Return the lines that follow, exactly as they appear, from the first through the one containing "y_ticks = [0, 5, 10, 15, 20, 25]"; no pictures are to be included.

Data extracted from a collection
______

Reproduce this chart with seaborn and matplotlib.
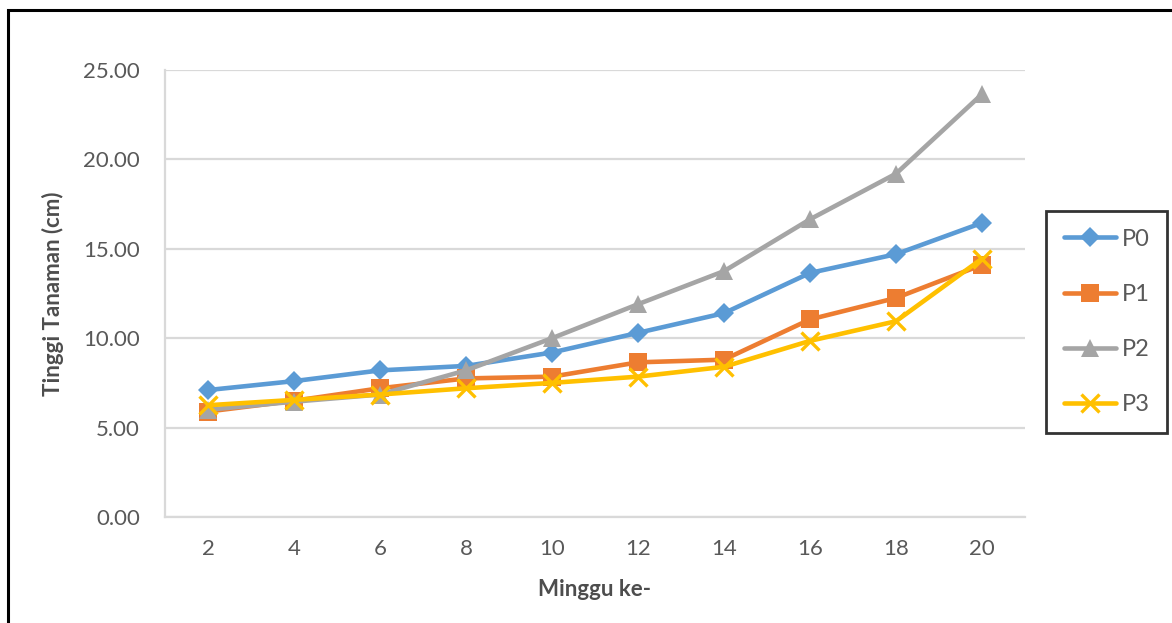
import matplotlib
matplotlib.use("Agg")
import matplotlib.pyplot as plt
import matplotlib.patches as mpatches
from matplotlib.ticker import FormatStrFormatter
import seaborn as sns
import pandas as pd

# Plant height (cm) per week for each treatment
minggu = [2, 4, 6, 8, 10, 12, 14, 16, 18, 20]
p0 = [7.10, 7.60, 8.20, 8.45, 9.20, 10.30, 11.40, 13.65, 14.70, 16.45]
p1 = [5.90, 6.50, 7.20, 7.75, 7.85, 8.65, 8.80, 11.05, 12.25, 14.10]
p2 = [6.00, 6.45, 6.85, 8.20, 10.00, 11.90, 13.75, 16.65, 19.20, 23.65]
p3 = [6.25, 6.55, 6.85, 7.20, 7.50, 7.85, 8.40, 9.85, 10.95, 14.45]
perlakuan = ["P0", "P1", "P2", "P3"]
warna = ["#5B9BD5", "#ED7D31", "#A5A5A5", "#FFC000"]
y_ticks = [0, 5, 10, 15, 20, 25]

df = pd.DataFrame({
    "minggu": minggu * 4,
    "tinggi": p0 + p1 + p2 + p3,
    "perlakuan": sum([[p] * len(minggu) for p in perlakuan], []),
})

sns.set_theme(style="white")
plt.rcParams["font.family"] = ["Lato", "DejaVu Sans"]

fig = plt.figure(figsize=(11.72, 6.23), dpi=100)
ax = fig.add_axes([165 / 1172, 1 - 517 / 623, 860 / 1172, 447 / 623])

markers = {"P0": "D", "P1": "s", "P2": "^", "P3": "x"}
sizes = {"P0": 10.5, "P1": 13, "P2": 13.5, "P3": 13.5}
handles = []
for name, col in zip(perlakuan, warna):
    sub = df[df["perlakuan"] == name]
    sns.lineplot(data=sub, x="minggu", y="tinggi", color=col, marker=markers[name],
                 markersize=sizes[name], markeredgecolor=col, markerfacecolor=col,
                 markeredgewidth=2.4 if name == "P3" else 0,
                 linewidth=3.3, ax=ax, legend=False)
    line = ax.lines[-1]
    line.set_solid_joinstyle("round")
    line.set_solid_capstyle("round")
    handles.append(line)

ax.set_xlim(1, 21)
ax.set_ylim(0, 25)
ax.set_xticks(minggu)
ax.set_xticklabels([str(m) for m in minggu])
ax.set_yticks(y_ticks)
ax.yaxis.set_major_formatter(FormatStrFormatter("%.2f"))
ax.grid(axis="y", color="#D9D9D9", linewidth=1.6)
ax.set_axisbelow(True)
for side in ["top", "right"]:
    ax.spines[side].set_visible(False)
for side in ["left", "bottom"]:
    ax.spines[side].set_color("#D9D9D9")
    ax.spines[side].set_linewidth(1.6)
ax.tick_params(axis="both", length=0, labelsize=16, labelcolor="#595959")
ax.tick_params(axis="y", pad=18)
ax.tick_params(axis="x", pad=16)

ax.set_xlabel("Minggu ke-", fontsize=16, fontweight="bold", color="#4D4D4D", labelpad=14)
ax.set_ylabel("Tinggi Tanaman (cm)", fontsize=16, fontweight="bold", color="#4D4D4D", labelpad=14)

leg = fig.legend(handles, perlakuan, loc="upper left",
                 bbox_to_anchor=(1046 / 1172, 1 - 211 / 623),
                 frameon=True, fancybox=False, fontsize=17, handlelength=2.2,
                 labelspacing=1.45, borderpad=0.75, handletextpad=0.25,
                 borderaxespad=0)
leg.get_frame().set_edgecolor("black")
leg.get_frame().set_linewidth(2)
for t in leg.get_texts():
    t.set_color("#595959")

# Outer chart frame
frame = mpatches.Rectangle((8 / 1172, -0.05), 1.1, 1 - 10 / 623 + 0.05,
                           transform=fig.transFigure, fill=False,
                           edgecolor="black", linewidth=2.2, clip_on=False)
fig.patches.append(frame)

fig.savefig("out.png", dpi=100)
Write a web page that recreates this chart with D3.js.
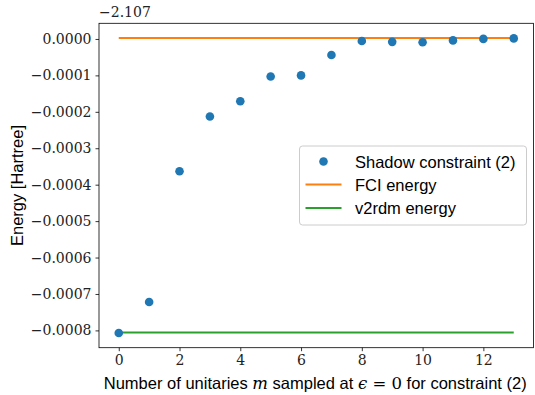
<!DOCTYPE html>
<html>
<head>
<meta charset="utf-8">
<script src="https://cdn.jsdelivr.net/npm/d3@7"></script>
<style>
  body { margin: 0; background: #fff; }
  svg { display: block; }
</style>
</head>
<body>
<div id="chart"></div>
<script>
// data (energies relative to offset -2.107 Hartree)
const unitaries = [0, 1, 2, 3, 4, 5, 6, 7, 8, 9, 10, 11, 12, 13];
const shadowEnergy = [-0.000807, -0.000722, -0.000363, -0.000213, -0.000171, -0.000103, -0.000100,
                      -0.000044, -0.0000055, -0.000008, -0.000009, -0.000004, 0.0000002, 0.0000015];
const fciEnergy = 0.0000025;
const v2rdmEnergy = -0.000806;
const xTicks = [0, 2, 4, 6, 8, 10, 12];
const yTicks = [0, -0.0001, -0.0002, -0.0003, -0.0004, -0.0005, -0.0006, -0.0007, -0.0008];
const offsetLabel = "\u22122.107";
const legendLabels = ["Shadow constraint (2)", "FCI energy", "v2rdm energy"];

const width = 535, height = 395;
const margin = {top: 23.3, right: 1.5, bottom: 47.3, left: 99};
const plotW = width - margin.left - margin.right;
const plotH = height - margin.top - margin.bottom;

const colors = {shadow: "#1f77b4", fci: "#ff7f0e", v2rdm: "#2ca02c"};
const serif = "'DejaVu Serif', 'Liberation Serif', serif";
const sans = "'Liberation Sans', Arial, sans-serif";

const svg = d3.select("#chart").append("svg")
    .attr("width", width)
    .attr("height", height);

const g = svg.append("g")
    .attr("transform", `translate(${margin.left},${margin.top})`);

// SCALES (matplotlib style 5% margins)
const xMin = d3.min(unitaries), xMax = d3.max(unitaries);
const xPad = (xMax - xMin) * 0.05;
const x = d3.scaleLinear().domain([xMin - xPad, xMax + xPad]).range([0, plotW]);

const yAll = shadowEnergy.concat([fciEnergy, v2rdmEnergy]);
const yMin = d3.min(yAll), yMax = d3.max(yAll);
const yPad = (yMax - yMin) * 0.05;
const y = d3.scaleLinear().domain([yMin - yPad, yMax + yPad]).range([plotH, 0]);

const fmtMinus = s => s.replace("-", "\u2212");

// X AXIS
const xAxisG = g.append("g")
    .attr("transform", `translate(0,${plotH})`)
    .call(d3.axisBottom(x).tickValues(xTicks).tickSize(3.5).tickPadding(4).tickFormat(d3.format("d")));
xAxisG.select(".domain").remove();
xAxisG.selectAll("line").attr("stroke", "#000").attr("stroke-width", 0.8);
xAxisG.selectAll("text").attr("font-family", serif).attr("font-size", 14).attr("fill", "#222");

// Y AXIS
const yAxisG = g.append("g")
    .call(d3.axisLeft(y).tickValues(yTicks).tickSize(3.5).tickPadding(4)
        .tickFormat(d => fmtMinus(d3.format(".4f")(d === 0 ? 0 : d))));
yAxisG.select(".domain").remove();
yAxisG.selectAll("line").attr("stroke", "#000").attr("stroke-width", 0.8);
yAxisG.selectAll("text").attr("font-family", serif).attr("font-size", 14).attr("fill", "#222");

// LINES
g.append("line")
    .attr("x1", x(xMin)).attr("x2", x(xMax))
    .attr("y1", y(fciEnergy)).attr("y2", y(fciEnergy))
    .attr("stroke", colors.fci).attr("stroke-width", 2);
g.append("line")
    .attr("x1", x(xMin)).attr("x2", x(xMax))
    .attr("y1", y(v2rdmEnergy)).attr("y2", y(v2rdmEnergy))
    .attr("stroke", colors.v2rdm).attr("stroke-width", 2);

// POINTS
g.selectAll("circle.pt")
    .data(unitaries)
    .join("circle")
    .attr("class", "pt")
    .attr("cx", d => x(d))
    .attr("cy", (d, i) => y(shadowEnergy[i]))
    .attr("r", 4.3)
    .attr("fill", colors.shadow);

// FRAME
g.append("rect")
    .attr("width", plotW).attr("height", plotH)
    .attr("fill", "none").attr("stroke", "#000").attr("stroke-width", 0.8);

// OFFSET TEXT
g.append("text")
    .attr("x", 0).attr("y", -6)
    .attr("font-family", serif).attr("font-size", 14).attr("fill", "#222")
    .text(offsetLabel);

// AXIS LABELS
const xl = svg.append("text")
    .attr("x", margin.left + plotW / 2 - 1).attr("y", 388.5)
    .attr("text-anchor", "middle")
    .attr("font-family", sans).attr("font-size", 16.5).attr("fill", "#000");
xl.append("tspan").text("Number of unitaries ");
xl.append("tspan").attr("font-family", serif).attr("font-style", "italic").text("m");
xl.append("tspan").text(" sampled at ");
xl.append("tspan").attr("font-family", serif).attr("font-style", "italic").text("\u03F5");
xl.append("tspan").attr("font-family", serif).text(" = 0");
xl.append("tspan").text(" for constraint (2)");

svg.append("text")
    .attr("transform", `translate(23,${margin.top + plotH / 2}) rotate(-90)`)
    .attr("text-anchor", "middle")
    .attr("font-family", sans).attr("font-size", 16.5).attr("fill", "#000")
    .text("Energy [Hartree]");

// LEGEND
const leg = svg.append("g").attr("transform", "translate(299.5,146)");
leg.append("rect")
    .attr("width", 227).attr("height", 79).attr("rx", 3)
    .attr("fill", "#fff").attr("fill-opacity", 0.8)
    .attr("stroke", "#ccc").attr("stroke-width", 1);
const rowY = [15.5, 38.5, 62];
leg.append("circle").attr("cx", 24).attr("cy", rowY[0]).attr("r", 4.3).attr("fill", colors.shadow);
leg.append("line").attr("x1", 6).attr("x2", 42).attr("y1", rowY[1]).attr("y2", rowY[1])
    .attr("stroke", colors.fci).attr("stroke-width", 2);
leg.append("line").attr("x1", 6).attr("x2", 42).attr("y1", rowY[2]).attr("y2", rowY[2])
    .attr("stroke", colors.v2rdm).attr("stroke-width", 2);
leg.selectAll("text.lbl")
    .data(legendLabels)
    .join("text")
    .attr("class", "lbl")
    .attr("x", 55.5)
    .attr("y", (d, i) => rowY[i] + 6)
    .attr("font-family", sans).attr("font-size", 16.5).attr("fill", "#000")
    .text(d => d);
</script>
</body>
</html>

______

### CORRECT ANSWER
Reproduce this chart with seaborn and matplotlib.
import matplotlib
matplotlib.use("Agg")
import matplotlib.pyplot as plt
import matplotlib.patches as mpatches
from matplotlib.ticker import FormatStrFormatter
import seaborn as sns
import pandas as pd

# Plant height (cm) per week for each treatment
minggu = [2, 4, 6, 8, 10, 12, 14, 16, 18, 20]
p0 = [7.10, 7.60, 8.20, 8.45, 9.20, 10.30, 11.40, 13.65, 14.70, 16.45]
p1 = [5.90, 6.50, 7.20, 7.75, 7.85, 8.65, 8.80, 11.05, 12.25, 14.10]
p2 = [6.00, 6.45, 6.85, 8.20, 10.00, 11.90, 13.75, 16.65, 19.20, 23.65]
p3 = [6.25, 6.55, 6.85, 7.20, 7.50, 7.85, 8.40, 9.85, 10.95, 14.45]
perlakuan = ["P0", "P1", "P2", "P3"]
warna = ["#5B9BD5", "#ED7D31", "#A5A5A5", "#FFC000"]
y_ticks = [0, 5, 10, 15, 20, 25]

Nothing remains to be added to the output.